Charlie Knapp, our band director, always made sure that we were prepared. He told us to dress warmly under our band uniforms and keep our instruments warm as well. Two of the years that I marched, KHS was the only band that actually played music. The other high school bands from the area managed to freeze up their instruments and marched to a drum cadence for the entire parade route. But not Knoxville… we alternated playing Winter Wonderland and Jingle Bell Rock (I still get cold whenever I hear either song) and somehow made it through the end of the parade with only a few icing casualties.

While I usually had about nine layers of longjohns and sweatshirts under my band uniform, we had two or three insane girls in our band who helped the drum major lead the way. They wore sequined swimsuits that were a tiny bit bigger than a postage stamp, but I’m guessing, no ways near as warm. They twirled their batons and I often wondered why they didn’t set them on fire like they did at the halftime shows at home football games. By the time the parade reached the end, anyone in front of us was in serious danger of being trampled by these slightly deranged, extremely cold majorettes.

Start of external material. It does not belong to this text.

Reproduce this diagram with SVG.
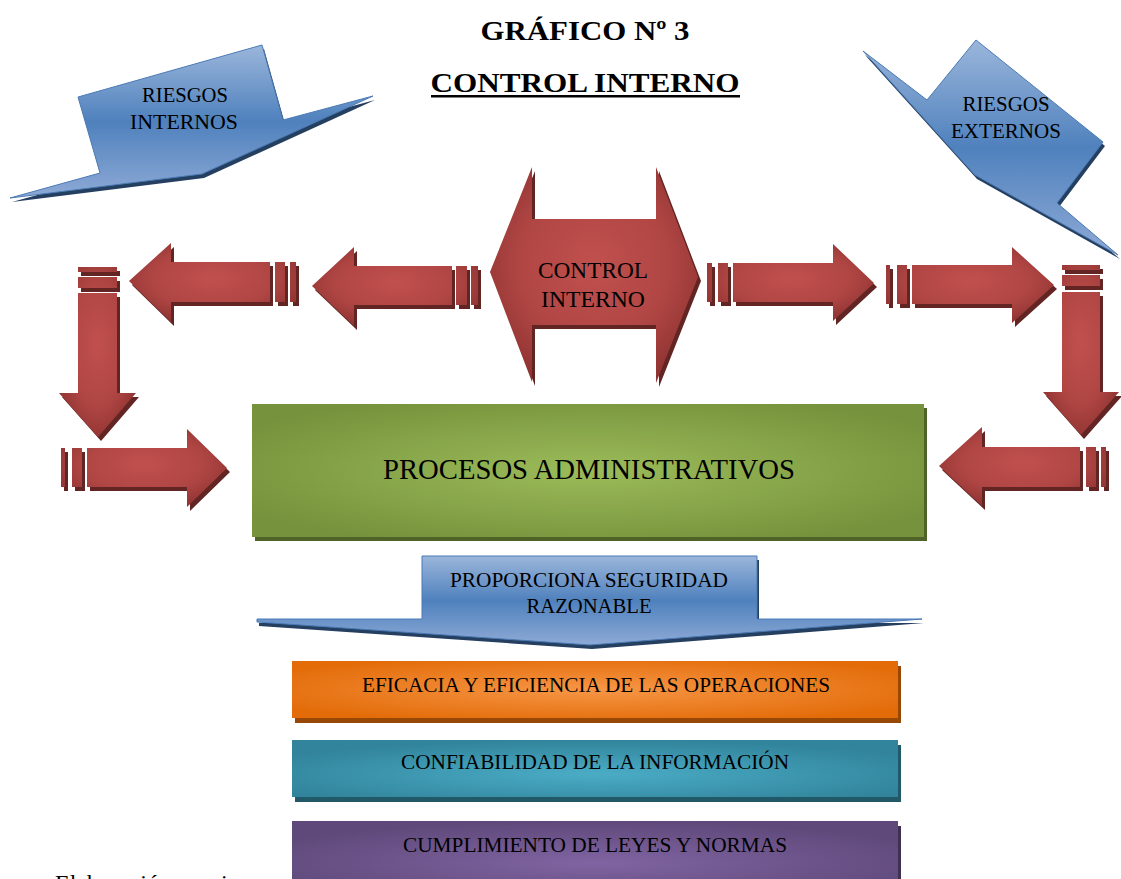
<svg xmlns="http://www.w3.org/2000/svg" xmlns:xlink="http://www.w3.org/1999/xlink" width="1121" height="879" viewBox="0 0 1121 879">
<defs>
<style>
.t{font-family:"Liberation Serif","Times New Roman",serif;fill:#000;text-anchor:middle}
.red{fill:url(#gRed)}
.rsh{fill:#632523}
.blue{fill:url(#gBlue);stroke:#4a7ab5;stroke-width:1}
.bsh{fill:#243f60}
</style>
<radialGradient id="gRed" cx="0.5" cy="0.45" r="0.6">
<stop offset="0" stop-color="#c0504d"/>
<stop offset="0.6" stop-color="#b04644"/>
<stop offset="1" stop-color="#8e3331"/>
</radialGradient>
<linearGradient id="gBlue" x1="0" y1="0" x2="0" y2="1">
<stop offset="0" stop-color="#9bb6db"/>
<stop offset="0.5" stop-color="#4f81bd"/>
<stop offset="1" stop-color="#8eaad6"/>
</linearGradient>
<radialGradient id="gGreen" cx="0.5" cy="0.5" r="0.6">
<stop offset="0" stop-color="#9bbb59"/>
<stop offset="1" stop-color="#76923c"/>
</radialGradient>
<radialGradient id="gOrange" cx="0.5" cy="0.5" r="0.6">
<stop offset="0" stop-color="#f79646"/>
<stop offset="1" stop-color="#e36c09"/>
</radialGradient>
<radialGradient id="gTeal" cx="0.5" cy="0.6" r="0.6">
<stop offset="0" stop-color="#4bacc6"/>
<stop offset="1" stop-color="#31849b"/>
</radialGradient>
<radialGradient id="gPurple" cx="0.5" cy="0.6" r="0.6">
<stop offset="0" stop-color="#8064a2"/>
<stop offset="1" stop-color="#5f497a"/>
</radialGradient>
<path id="pA" d="M129,281 L171,243 L171,262 L270,262 L270,302 L171,302 L171,322 Z M275,262 h10 v40 h-10 Z M290,262 h6 v40 h-6 Z"/>
<path id="pB" d="M312,286 L354,247 L354,266 L452,266 L452,305 L354,305 L354,326 Z M456,266 h11 v39 h-11 Z M471,266 h7 v39 h-7 Z"/>
<path id="pC" d="M874,283 L833,244 L833,263 L733,263 L733,302 L833,302 L833,321 Z M718,263 h10 v39 h-10 Z M707,263 h5 v39 h-5 Z"/>
<path id="pD" d="M1054,285 L1012,247 L1012,265 L912,265 L912,304 L1012,304 L1012,323 Z M897,265 h10 v39 h-10 Z M886,265 h4 v39 h-4 Z"/>
<path id="pE" d="M1081,435 L1043,392 L1062,392 L1062,292 L1100,292 L1100,392 L1119,392 Z M1062,275 h38 v11 h-38 Z M1062,265 h38 v5 h-38 Z"/>
<path id="pF" d="M939,466 L982,427 L982,447 L1080,447 L1080,487 L982,487 L982,506 Z M1086,447 h10 v40 h-10 Z M1101,447 h5 v40 h-5 Z"/>
<path id="pG" d="M98,437 L59,393 L78,393 L78,293 L117,293 L117,393 L136,393 Z M78,277 h39 v11 h-39 Z M78,267 h39 v5 h-39 Z"/>
<path id="pH" d="M227,468 L187,429 L187,448 L87,448 L87,487 L187,487 L187,507 Z M72,448 h10 v39 h-10 Z M61,448 h4 v39 h-4 Z"/>
<path id="pCI" d="M490,272 L532,167 L532,219 L656,219 L656,167 L698,277 L656,383 L656,325 L532,325 L532,382 Z"/>
<path id="pRI" d="M262,45 L78,97 L100,173 L10,198 L202,174 L373,96 L283,120 Z"/>
<path id="pRE" d="M863,51 L927,100 L976,40 L1103,142 L1057,203 L1118,255 L975,175 Z"/>
<path id="pPS" d="M422,556 H757 V619 H922 L590,645 L257,622 V619 H422 Z"/>
</defs>

<g id="titulo">
<text class="t" x="585" y="40" font-size="28" font-weight="bold" textLength="209" lengthAdjust="spacingAndGlyphs">GRÁFICO Nº 3</text>
<text class="t" x="585" y="92" font-size="28" font-weight="bold" textLength="309" lengthAdjust="spacingAndGlyphs">CONTROL INTERNO</text>
<rect x="431" y="95" width="309" height="2.5" fill="#000"/>
</g>

<g id="riesgos-internos">
<use xlink:href="#pRI" class="bsh" x="2" y="4"/>
<use xlink:href="#pRI" class="blue"/>
<text class="t" x="185" y="102" font-size="21" textLength="86" lengthAdjust="spacingAndGlyphs">RIESGOS</text>
<text class="t" x="184" y="129" font-size="21" textLength="108" lengthAdjust="spacingAndGlyphs">INTERNOS</text>
</g>

<g id="riesgos-externos">
<use xlink:href="#pRE" class="bsh" x="2" y="4"/>
<use xlink:href="#pRE" class="blue"/>
<text class="t" x="1006" y="111" font-size="21" textLength="87" lengthAdjust="spacingAndGlyphs">RIESGOS</text>
<text class="t" x="1006" y="138" font-size="21" textLength="110" lengthAdjust="spacingAndGlyphs">EXTERNOS</text>
</g>

<g id="conectores">
<use xlink:href="#pA" class="rsh" x="3" y="4"/>
<use xlink:href="#pA" class="red"/>
<use xlink:href="#pB" class="rsh" x="3" y="4"/>
<use xlink:href="#pB" class="red"/>
<use xlink:href="#pC" class="rsh" x="3" y="4"/>
<use xlink:href="#pC" class="red"/>
<use xlink:href="#pD" class="rsh" x="3" y="4"/>
<use xlink:href="#pD" class="red"/>
<use xlink:href="#pE" class="rsh" x="3" y="4"/>
<use xlink:href="#pE" class="red"/>
<use xlink:href="#pF" class="rsh" x="3" y="4"/>
<use xlink:href="#pF" class="red"/>
<use xlink:href="#pG" class="rsh" x="3" y="4"/>
<use xlink:href="#pG" class="red"/>
<use xlink:href="#pH" class="rsh" x="3" y="4"/>
<use xlink:href="#pH" class="red"/>
</g>

<g id="control-interno">
<use xlink:href="#pCI" class="rsh" x="3" y="4"/>
<use xlink:href="#pCI" class="red"/>
<text class="t" x="593" y="278" font-size="24" textLength="110" lengthAdjust="spacingAndGlyphs">CONTROL</text>
<text class="t" x="593" y="307" font-size="24" textLength="104" lengthAdjust="spacingAndGlyphs">INTERNO</text>
</g>

<g id="procesos">
<rect x="255" y="408" width="672" height="133" fill="#4f6228"/>
<rect x="252" y="404" width="672" height="133" fill="url(#gGreen)"/>
<text class="t" x="589" y="479" font-size="29" textLength="412" lengthAdjust="spacingAndGlyphs">PROCESOS ADMINISTRATIVOS</text>
</g>

<g id="proporciona">
<use xlink:href="#pPS" class="bsh" x="2" y="4"/>
<use xlink:href="#pPS" class="blue"/>
<text class="t" x="589" y="587" font-size="20" textLength="278" lengthAdjust="spacingAndGlyphs">PROPORCIONA SEGURIDAD</text>
<text class="t" x="589" y="613" font-size="20" textLength="125" lengthAdjust="spacingAndGlyphs">RAZONABLE</text>
</g>

<g id="eficacia">
<rect x="295" y="666" width="606" height="57" fill="#984806"/>
<rect x="292" y="661" width="606" height="57" fill="url(#gOrange)"/>
<text class="t" x="596" y="692" font-size="20" textLength="468" lengthAdjust="spacingAndGlyphs">EFICACIA Y EFICIENCIA DE LAS OPERACIONES</text>
</g>

<g id="confiabilidad">
<rect x="295" y="745" width="606" height="57" fill="#215968"/>
<rect x="292" y="740" width="606" height="57" fill="url(#gTeal)"/>
<text class="t" x="595" y="769" font-size="20" textLength="388" lengthAdjust="spacingAndGlyphs">CONFIABILIDAD DE LA INFORMACIÓN</text>
</g>

<text class="t" x="55" y="891" font-size="24" style="text-anchor:start">Elaboración propia</text>

<g id="cumplimiento">
<rect x="295" y="826" width="606" height="70" fill="#3f3151"/>
<rect x="292" y="821" width="606" height="70" fill="url(#gPurple)"/>
<text class="t" x="595" y="852" font-size="20" textLength="384" lengthAdjust="spacingAndGlyphs">CUMPLIMIENTO DE LEYES Y NORMAS</text>
</g>
</svg>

One of our secrets to keeping halfway warm was the fact that Charlie made us memorize the music instead of having it on little lyres in front of us. By concentrating on the notes we were playing, we didn’t have a lot of time to think about the cold. Unless, of course, you were a drummer like me, and all you had to do was hit the drum every once in a while. The time in between beats was well spent thinking about Hawaii or, more likely, where the nearest source of heat might be. I’ll admit that a few times my thoughts strayed to pondering what kind of an idiot I had to be to be marching in such weather

Bands from Galesburg, Knoxville, Abingdon, ROVA (before they added the W), Alexis, and sometimes Monmouth were all in the parade and both Churchill and Lombard Junior Highs were represented as well. Organizers had little trouble filling the spaces between bands with Boy Scout troops, Cub Scout Packs, Girl Scouts troops, and floats so that the music from each band didn’t blend together with the previous band or the one coming up soon.

Some sadistic halfwit always put the horses (and there were a bunch of them) at the front of the parade which meant that the bands not only had to play music, and keep in step, they had to dodge presents left behind in the street by the horses too. I swear that someone who didn’t like music fed the horses laxatives right before the start of the parade. It wasn’t until I was out of school that someone (probably a veteran parade marcher) came up with the idea to put the horses at the END of the parade.

Finally, the parade was brought to a conclusion with the appearance of the old fat guy himself, Santa. He’d sit on a firetruck and wave like a lunatic, trying to make sure that each little kid in the crowd got a personal flutter of the fingers. I realize now that he was just as cold as the rest of us and was just trying to keep warm.

I’m not sure where Santa went after he reached the finish line. I was always too busy trying to thaw out my fingers, toes, eyeballs, and nostrils.  

Interest has waned in the past few years. Some of the magic seems to have faded. No one wants to brave the cold and few area high schools send their marching bands (if they even have a marching band) any more. It’s hard to say if attendance is down because there’s not as much participation as their used to be or if participants are hard to come by because there’s no one there to watch.  It doesn’t matter; the Christmas Parade has signalled the official start of the season.